A USA Today editorial discussing former President Bush's departure from office claimed that Bush "eschewed controversial pardons," which it called "a refreshing contrast" to former President Clinton's departure. In fact, Bush's pardon for New York developer Isaac Toussie, announced December 23, was withdrawn after it was revealed that Toussie's family contributed more than $37,000 to Republicans.
In separate articles, The New York Times mischaracterized opposition to the selection of Rev. Rick Warren to deliver the inaugural invocation as a function solely of Warren's opposition to same-sex marriage or same-sex marriage and abortion.

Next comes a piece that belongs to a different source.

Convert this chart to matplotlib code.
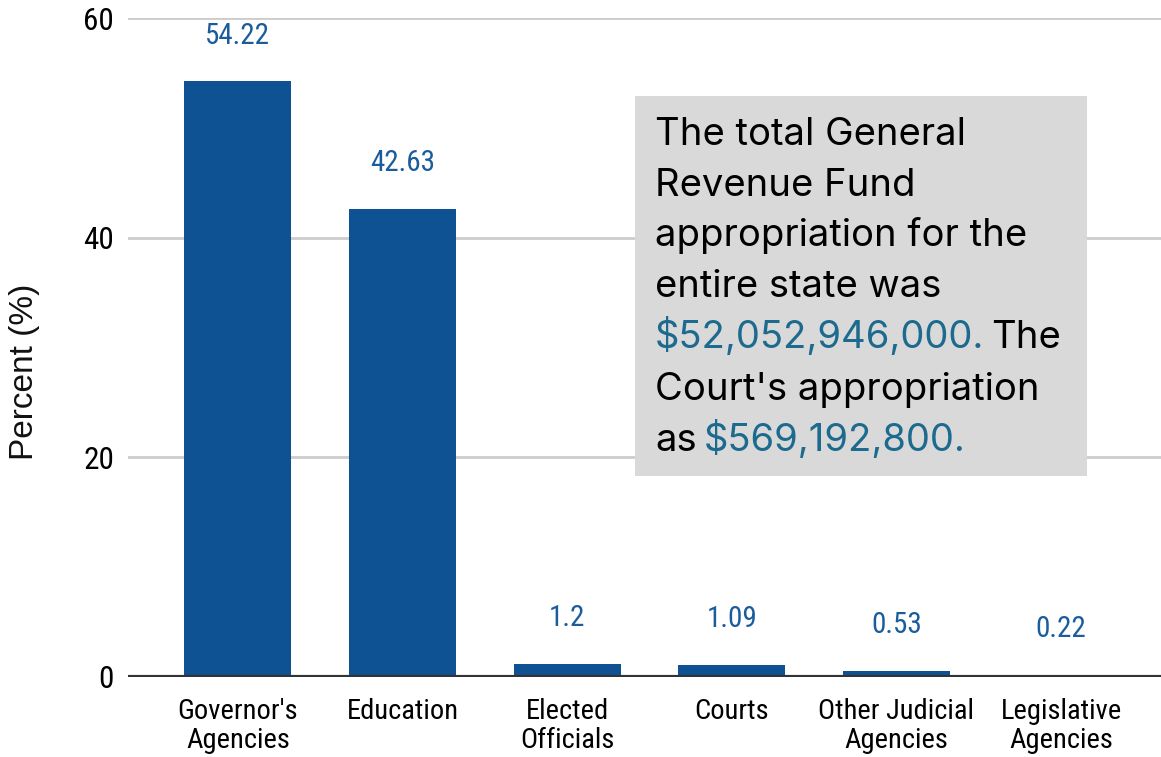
import matplotlib
matplotlib.use("Agg")
import matplotlib.pyplot as plt
from matplotlib.patches import Rectangle
from matplotlib import font_manager

categories = ["Governor's\nAgencies", "Education", "Elected\nOfficials", "Courts",
              "Other Judicial\nAgencies", "Legislative\nAgencies"]
values = [54.22, 42.63, 1.2, 1.09, 0.53, 0.22]
value_labels = ["54.22", "42.63", "1.2", "1.09", "0.53", "0.22"]
yticks = [0, 20, 40, 60]

names = {f.name for f in font_manager.fontManager.ttflist}
narrow = [n for n in ["Roboto Condensed", "Liberation Sans Narrow", "Arial Narrow"] if n in names] + ["Roboto"]
narrow = narrow[:1]

W, H = 1161, 757
fig = plt.figure(figsize=(W / 100, H / 100), dpi=100)
ax = fig.add_axes([128 / W, 1 - 677 / H, 1 - 128 / W, (677 - 18) / H])

bar_color = "#0e5293"
label_color = "#1a5c9c"
x = list(range(len(categories)))
ax.bar(x, values, width=0.65, color=bar_color, zorder=2)
for xi, v, s in zip(x, values, value_labels):
    ax.annotate(s, xy=(xi, v), xytext=(0, 23), textcoords="offset points",
                ha="center", va="bottom", color=label_color, fontsize=21,
                family=narrow)

ax.set_xlim(-0.668, 5.607)
ax.set_ylim(0, 60)
ax.set_yticks(yticks)
ax.set_yticklabels([str(t) for t in yticks], family=narrow, fontsize=22.5)
ax.set_xticks(x)
ax.set_xticklabels(categories, family=narrow, fontsize=20.5, linespacing=1.12)
ax.tick_params(axis="both", length=0)
ax.tick_params(axis="y", pad=10)
ax.tick_params(axis="x", pad=15)
for sp in ax.spines.values():
    sp.set_visible(False)
ax.grid(axis="y", color="#cccccc", linewidth=2, zorder=0)
ax.set_axisbelow(True)
ax.axhline(0, color="#333333", linewidth=3, zorder=3)

fig.text(25 / W, 1 - 372 / H, "Percent (%)", rotation=90, ha="center", va="center",
         family=["Liberation Sans"], fontsize=24, color="#111111")

# annotation box
fig.add_artist(Rectangle((635 / W, 1 - 476 / H), (1087 - 635) / W, (476 - 96) / H,
                         transform=fig.transFigure, facecolor="#d9d9d9",
                         edgecolor="none", zorder=5))

box_font = ["Inter", "DejaVu Sans"]
bfs = 27.5
blue = "#1c6a8e"
lines = [
    [("The total General", "black")],
    [("Revenue Fund", "black")],
    [("appropriation for the", "black")],
    [("entire state was", "black")],
    [("$52,052,946,000.", blue), ("The", "black")],
    [("Court's appropriation", "black")],
    [("as", "black"), ("$569,192,800.", blue)],
]
baselines = [145, 196, 246, 297, 348, 400, 451]
renderer = fig.canvas.get_renderer()
for segs, bl in zip(lines, baselines):
    xpx = 655
    for txt, col in segs:
        t = fig.text(xpx / W, 1 - bl / H, txt, ha="left", va="baseline",
                     family=box_font, fontsize=bfs, color=col, zorder=6)
        ext = t.get_window_extent(renderer)
        xpx = ext.x1 + 7

fig.savefig("out.png", dpi=100)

In fact, Warren has compared same-sex marriage to incest, pedophilia, and polygamy.
Several media figures are promoting the notion of division among Obama supporters, asserting that "the left" is or should be disappointed with the president-elect's Cabinet selections. But the idea of significant disappointment with Obama runs counter to a USA Today/Gallup poll finding that 94 percent of Democrats "approve of the way Obama is handling his presidential transition."

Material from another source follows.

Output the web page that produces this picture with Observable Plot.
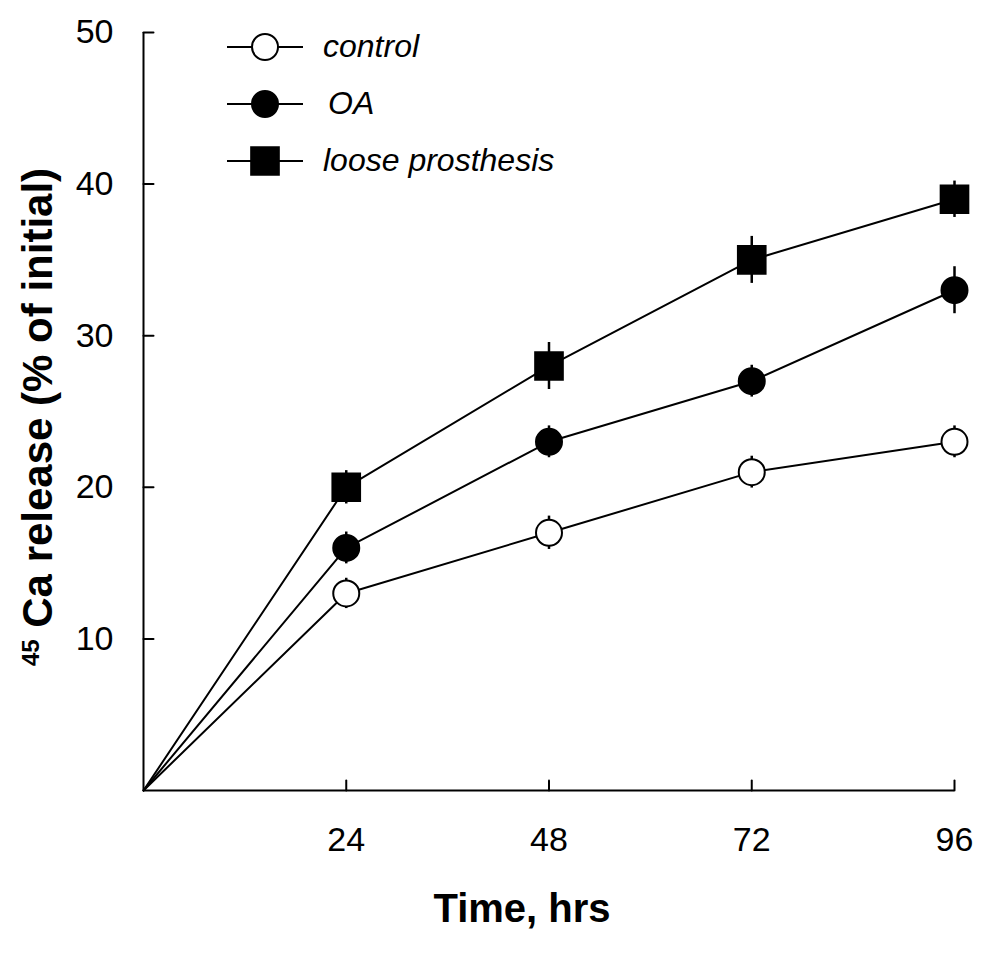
<!DOCTYPE html>
<html><head><meta charset="utf-8">
<script src="https://cdn.jsdelivr.net/npm/d3@7"></script>
<script src="https://cdn.jsdelivr.net/npm/@observablehq/plot@0.6"></script>
<style>body{margin:0;background:#fff}</style>
</head><body><div id="chart"></div>
<script>
const hours = [0, 24, 48, 72, 96];
const seriesNames = ["control", "OA", "loose prosthesis"];
const controlValues = [0, 13, 17, 21, 23];
const controlErrors = [0, 1.0, 1.1, 1.05, 1.05];
const oaValues = [0, 16, 23, 27, 33];
const oaErrors = [0, 1.05, 1.05, 1.05, 1.55];
const looseValues = [0, 20, 28, 35, 39];
const looseErrors = [0, 1.1, 1.55, 1.55, 1.2];
const xTicks = [24, 48, 72, 96];
const yTicks = [10, 20, 30, 40, 50];
const xLabel = "Time, hrs";
const yLabelSup = "45";
const yLabelMain = "Ca release (% of initial)";

const styleOf = {
  "control": {symbol: "circle", fill: "white", r: 13},
  "OA": {symbol: "circle", fill: "black", r: 13},
  "loose prosthesis": {symbol: "square", fill: "black", r: 15.6}
};

const seriesData = [[controlValues, controlErrors], [oaValues, oaErrors], [looseValues, looseErrors]];
const rows = [];
seriesNames.forEach((name, s) => {
  hours.forEach((h, i) => rows.push({series: name, hour: h, value: seriesData[s][0][i], err: seriesData[s][1][i]}));
});
const pts = rows.filter(d => d.hour > 0);

const tickRight = {draw(ctx, l) { ctx.moveTo(0, 0); ctx.lineTo(l, 0); }};
const tickUp = {draw(ctx, l) { ctx.moveTo(0, 0); ctx.lineTo(0, -l); }};

const baseFont = "'Liberation Sans', Arial, sans-serif";

const chart = Plot.plot({
  width: 1004,
  height: 953,
  marginLeft: 143,
  marginRight: 50,
  marginTop: 32,
  marginBottom: 163,
  x: {domain: [0, 96]},
  y: {domain: [0, 50]},
  style: {fontFamily: baseFont, fontSize: "34px", color: "black", background: "white"},
  marks: [
    Plot.axisY({ticks: yTicks, tickSize: 0, tickPadding: 30, label: null, fontSize: 34}),
    Plot.axisX({ticks: xTicks, tickSize: 0, tickPadding: 36, label: null, fontSize: 34}),
    Plot.ruleY([0], {stroke: "black", strokeWidth: 2}),
    Plot.ruleX([0], {stroke: "black", strokeWidth: 2}),
    Plot.vector(yTicks, {x: 0, y: d => d, length: 10, anchor: "start", shape: tickRight, stroke: "black", strokeWidth: 2}),
    Plot.vector(xTicks, {x: d => d, y: 0, length: 10, anchor: "start", shape: tickUp, stroke: "black", strokeWidth: 2}),
    Plot.line(rows, {x: "hour", y: "value", z: "series", stroke: "black", strokeWidth: 2}),
    Plot.ruleX(pts, {x: "hour", y1: d => d.value - d.err, y2: d => d.value + d.err, stroke: "black", strokeWidth: 2.5}),
    ...seriesNames.map(name => Plot.dot(pts.filter(d => d.series === name), {
      x: "hour", y: "value", symbol: styleOf[name].symbol, r: styleOf[name].r,
      fill: styleOf[name].fill, stroke: "black", strokeWidth: 2
    }))
  ]
});
document.getElementById("chart").appendChild(chart);

const svg = d3.select(chart);

// Legend
const lg = svg.append("g").attr("transform", "translate(227,47)");
seriesNames.forEach((name, i) => {
  const g = lg.append("g").attr("transform", `translate(0,${i * 57})`);
  g.append("line").attr("x1", 0).attr("x2", 76).attr("y1", 0).attr("y2", 0)
    .attr("stroke", "black").attr("stroke-width", 2);
  const st = styleOf[name];
  const sym = d3.symbol(st.symbol === "square" ? d3.symbolSquare : d3.symbolCircle, Math.PI * st.r * st.r);
  g.append("path").attr("d", sym()).attr("transform", "translate(38,0)")
    .attr("fill", st.fill).attr("stroke", "black").attr("stroke-width", 2);
  g.append("text").attr("x", name === "OA" ? 101 : 96).attr("y", 0).attr("dy", "0.32em")
    .attr("text-anchor", "start")
    .attr("font-family", baseFont).attr("font-style", "italic")
    .attr("font-size", 32).attr("fill", "black").text(name);
});

// Y axis title
const yt = svg.append("text").attr("transform", "translate(52,417) rotate(-90)")
  .attr("text-anchor", "middle").attr("font-family", baseFont)
  .attr("font-weight", "bold").attr("font-size", 42).attr("fill", "black");
yt.append("tspan").attr("font-size", 24).attr("dy", -13).text(yLabelSup);
yt.append("tspan").attr("dy", 13).text(" " + yLabelMain);

// X axis title
svg.append("text").attr("x", 522).attr("y", 922).attr("text-anchor", "middle")
  .attr("font-family", baseFont)
  .attr("font-weight", "bold").attr("font-size", 40).attr("fill", "black").text(xLabel);
</script>
</body></html>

USA Today reported that under Sen. John McCain's health-care plan, "[a]bout 4.6 million more people would gain coverage by 2013, the Urban Institute and Brookings Institution Tax Policy Center say," but it did not point out that the TPC also reported that after 2013, "the number of uninsured would creep upward." According to the TPC analysis, by 2018, the number of people covered would be only 2 million more than would have been covered that year without McCain's plan.
USA Today reported, "Less than three weeks before the November election, the Democratic and Republican presidential campaigns are trading accusations of voter fraud and voter suppression and gearing up for possible court battles over the outcome." The rest of USA Today's report focused on allegations that ACORN demonstrated "a pattern of submitting fraudulent voter registrations," providing no examples of allegations of voter suppression, even though there have been numerous reported instances in battleground states.
In reporting on Sen. John McCain's October 16 appearance on The Late Show with David Letterman, several media outlets noted McCain's response to a question about his association with Watergate break-in figure G. Gordon Liddy that Liddy "paid his debt, he went to prison." However, none of these outlets noted other controversial actions by Liddy, which McCain did not mention, let alone denounce, on Letterman's show, including multiple instances of reportedly advising his radio show audience on the best way to shoot Bureau of Alcohol, Tobacco, and Firearms agents -- statements that were reportedly made long after Liddy left prison.
USA Today reported that a Vets for Freedom ad "says [Sen. Barack] Obama missed nearly half the Senate's votes but showed up 'to vote against emergency funding for our troops' " and went on to assert: "Obama and [Sen. John] McCain each have voted for bills that include troop funding. Obama said he opposed one such bill in May 2007 because it did not set a timetable for removing U.S. troops from Iraq." However, USA Today did not report that McCain himself voted against legislation to fund the wars in Afghanistan and Iraq.
Numerous media outlets quoted or aired all or part of a statement Sen. John McCain made criticizing Sen. Barack Obama for giving a "political speech" in Berlin while "a candidate for the office of the presidency," but none noted that McCain himself gave a "political speech" in a foreign country last month, speaking to the Economic Club of Toronto in Ottawa, Canada, on a trip paid for by his presidential campaign.
In an article about appearances by Sens. John McCain and Barack Obama at the LULAC conference, USA Today reported that McCain "began placing more of an emphasis on border security during the primaries." But McCain's current position "to secure the borders first" is not just a change of "emphasis"; it is at odds with his prior position that border security could not be disaggregated from other aspects of immigration reform without being rendered ineffective.
A USA Today article quoted Tucker Bounds, a spokesman for Sen. John McCain, who said, "Unlike Barack Obama, John McCain believes in keeping his word to the American people, and he will undergo public financing for the general election." But the article did not note that while the McCain campaign, through Bounds, now says McCain will not opt out of public financing because he is "keeping his word to the American people," McCain himself previously indicated that his decision over whether to take public financing if Obama opted out would depend not on "keeping his word" but on whether it would be financially prudent to do so. Indeed, McCain senior adviser Charlie Black reportedly said, "We could sit down in July or August and say, 'Hey, we're raising a lot of money and maybe we should forgo it.' ... We don't have enough data."